Tipton-Martin, 57, who splits her time between Austin and Denver, amassed her cookbook collection over decades; a couple books she got for free, others she bought for a couple thousand dollars. Her collection of such books published from 1827 to the present day totals about 300 and is kept in a gun safe.
In “The Jemima Code,” Tipton-Martin documents 163 years’ worth of cookbooks from how to be a domestic servant in the 1800s up to the soul food era in the 1960s, then the nouveau soul food era in the 1970s and the celebrity cookbooks of the 1980s and beyond. She presents cookbook authors whose lives challenged the caricature that black cooks were uneducated, cooking at the direction of white women and whose repertoire was limited to subsistence food.
There is Abby Fisher, a former slave who ran a pickles and preserves company in San Francisco and in 1881 published “What Mrs. Fisher Knows about Old Southern Cooking.” Her cookbook contains Southern classics as well as recipes for roasted venison, crab croquettes and stuffed ham laced with sherry and nutmeg.
There is Rufus Estes, a skilled master chef in Chicago who published his cookbook, “Good Things to Eat as Suggested by Rufus,” in 1911. Among the 590 recipes are beef marrow quenelles, chestnut soup, squash flower omelet and instructions for making roux and veal stock.
There is Lena Richard, who starred in a weekly cooking show on New Orleans’ first television station. She ran a catering company, worked as a head chef in New York and Virginia and sold her famous Shrimp Soup Louisiane by mail order. Her 1939 cookbook celebrated Creole cuisine with recipes for crawfish bisque, shrimp remoulade and pain perdu (French toast).

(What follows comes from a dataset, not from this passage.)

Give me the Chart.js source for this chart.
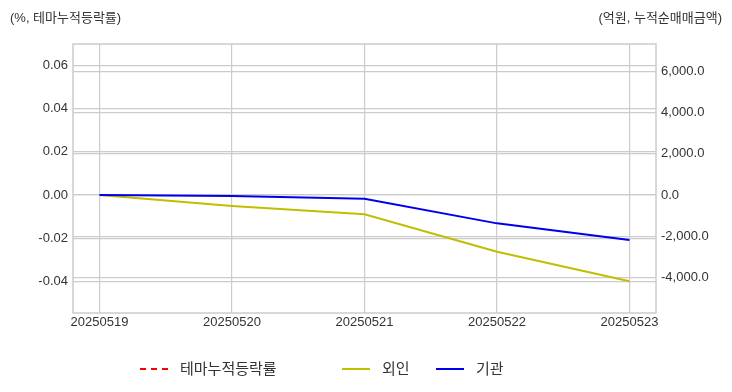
<!DOCTYPE html>
<html>
<head>
<meta charset="utf-8">
<script src="https://cdn.jsdelivr.net/npm/chart.js@4.4.1/dist/chart.umd.min.js"></script>
<style>
  html, body { margin: 0; padding: 0; background: #fff; }
  #wrap { position: relative; width: 732px; height: 392px; }
  .unit { position: absolute; top: 7px; font: 13px "Liberation Sans", "Noto Sans CJK KR", sans-serif; color: #333; }
  #unitLeft { left: 10px; }
  #unitRight { right: 10px; }
  .leg { position: absolute; top: 360px; height: 18px; font: 15px "Liberation Sans", "Noto Sans CJK KR", sans-serif; color: #333; line-height: 18px; }
  .leg .sw { position: absolute; left: 0; top: 8px; width: 28px; height: 0; border-top: 2px solid; }
  .leg .tx { position: absolute; left: 40px; top: 0; white-space: nowrap; }
</style>
</head>
<body>
<div id="wrap">
  <canvas id="chart" width="732" height="392"></canvas>
  <div class="unit" id="unitLeft">(%, 테마누적등락률)</div>
  <div class="unit" id="unitRight">(억원, 누적순매매금액)</div>
  <div id="legend"></div>
</div>
<script>
// dates on the x axis
const dates = ['20250519', '20250520', '20250521', '20250522', '20250523'];

// theme cumulative change (%), nothing plotted in the source
const themeRate = [null, null, null, null, null];
// cumulative net buying (100M won)
const foreignNet = [0, -535, -940, -2760, -4200];
const instNet = [0, -50, -180, -1380, -2190];

const leftTicks = [-0.04, -0.02, 0, 0.02, 0.04, 0.06];
const rightTicks = [-4000, -2000, 0, 2000, 4000, 6000];

const FONT = '"Liberation Sans", "Noto Sans CJK KR", sans-serif';
const GRID = '#cccccc';

const toPoints = arr => arr.map((v, i) => ({ x: i, y: v }));

// gray frame round the plot area
const framePlugin = {
    id: 'frame',
    afterDraw(chart) {
        const a = chart.chartArea;
        const ctx = chart.ctx;
        ctx.save();
        ctx.strokeStyle = GRID;
        ctx.lineWidth = 1.5;
        ctx.strokeRect(a.left, a.top, a.right - a.left, a.bottom - a.top);
        ctx.restore();
    }
};

const chart = new Chart(document.getElementById('chart'), {
    type: 'line',
    data: {
        datasets: [
            { label: '테마누적등락률', data: toPoints(themeRate), yAxisID: 'yL',
              borderColor: '#ff0000', borderDash: [5, 4], borderWidth: 2, order: 2 },
            { label: '외인', data: toPoints(foreignNet), yAxisID: 'yR',
              borderColor: '#bfbf00', borderWidth: 2, order: 1 },
            { label: '기관', data: toPoints(instNet), yAxisID: 'yR',
              borderColor: '#0000ee', borderWidth: 2, order: 0 }
        ]
    },
    options: {
        responsive: false,
        animation: false,
        elements: { point: { radius: 0 }, line: { tension: 0 } },
        layout: { padding: { top: 44, left: 0, right: 0, bottom: 45 } },
        plugins: {
            tooltip: { enabled: false },
            legend: { display: false }
        },
        scales: {
            x: {
                type: 'linear',
                min: -0.2,
                max: 4.2,
                afterBuildTicks: axis => { axis.ticks = dates.map((d, i) => ({ value: i })); },
                afterFit: axis => { axis.height = 34; },
                ticks: {
                    callback: v => dates[v],
                    color: '#333',
                    font: { family: FONT, size: 13 },
                    maxRotation: 0,
                    padding: 2
                },
                grid: { color: GRID, lineWidth: 1.2, drawTicks: false },
                border: { display: false }
            },
            yL: {
                position: 'left',
                min: -0.0546,
                max: 0.0699,
                afterBuildTicks: axis => { axis.ticks = leftTicks.map(v => ({ value: v })); },
                afterFit: axis => { axis.width = 73; },
                ticks: {
                    callback: v => v.toFixed(2),
                    color: '#333',
                    font: { family: FONT, size: 13 },
                    padding: 5
                },
                grid: { color: GRID, lineWidth: 1.2, drawTicks: false },
                border: { display: false }
            },
            yR: {
                position: 'right',
                min: -5742,
                max: 7348,
                afterBuildTicks: axis => { axis.ticks = rightTicks.map(v => ({ value: v })); },
                afterFit: axis => { axis.width = 76; },
                ticks: {
                    callback: v => v.toLocaleString('en-US', { minimumFractionDigits: 1, maximumFractionDigits: 1 }),
                    color: '#333',
                    font: { family: FONT, size: 13 },
                    padding: 5
                },
                grid: { color: GRID, lineWidth: 1.2, drawTicks: false },
                border: { display: false }
            }
        }
    },
    plugins: [framePlugin]
});

// legend built from the datasets, placed like the original
const legendX = [140, 342, 436];
const legend = document.getElementById('legend');
chart.data.datasets.forEach((ds, i) => {
    const item = document.createElement('div');
    item.className = 'leg';
    item.style.left = legendX[i] + 'px';
    const sw = document.createElement('div');
    sw.className = 'sw';
    sw.style.borderTopColor = ds.borderColor;
    if (ds.borderDash) sw.style.borderTopStyle = 'dashed';
    const tx = document.createElement('span');
    tx.className = 'tx';
    tx.textContent = ds.label;
    item.appendChild(sw);
    item.appendChild(tx);
    legend.appendChild(item);
});
</script>
</body>
</html>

“Toni’s work is part of a groundswell of scholarship and study on African-American foodways and how there’s been a lack of attention and marginalization,” said food historian Marcie Cohen Ferris, a professor at the University of North Carolina at Chapel Hill. “Toni’s work and other scholars’ work is a start to rectify that.”
Tipton-Martin had been collecting books for years before she finally committed to writing “The Jemima Code.” The final straw was a 2002 editorial cartoon that first appeared in the student newspaper at Texas A&M University, and later was reprinted in other newspapers. The cartoon showed a big, buxom black woman wearing hair curlers and wielding a spatula as a weapon.
Tipton-Martin said seeing that negative Jim Crow-era image perpetuated on a college campus decades after the civil rights era made her realize that her book was needed.
“That was what gave me the courage and the confidence that the message resonated beyond my community,” she said.
She continued: “Here we are at this place: We’re being advised to eat closer to the soil and eat fewer packaged and processed foods and no one knows how to cook anymore. These women who could be role models are perceived negatively.”
Now those role models are on display in a gorgeous 246-page scholarly coffee-table book.
Surely, Tipton-Martin’s dad would be proud.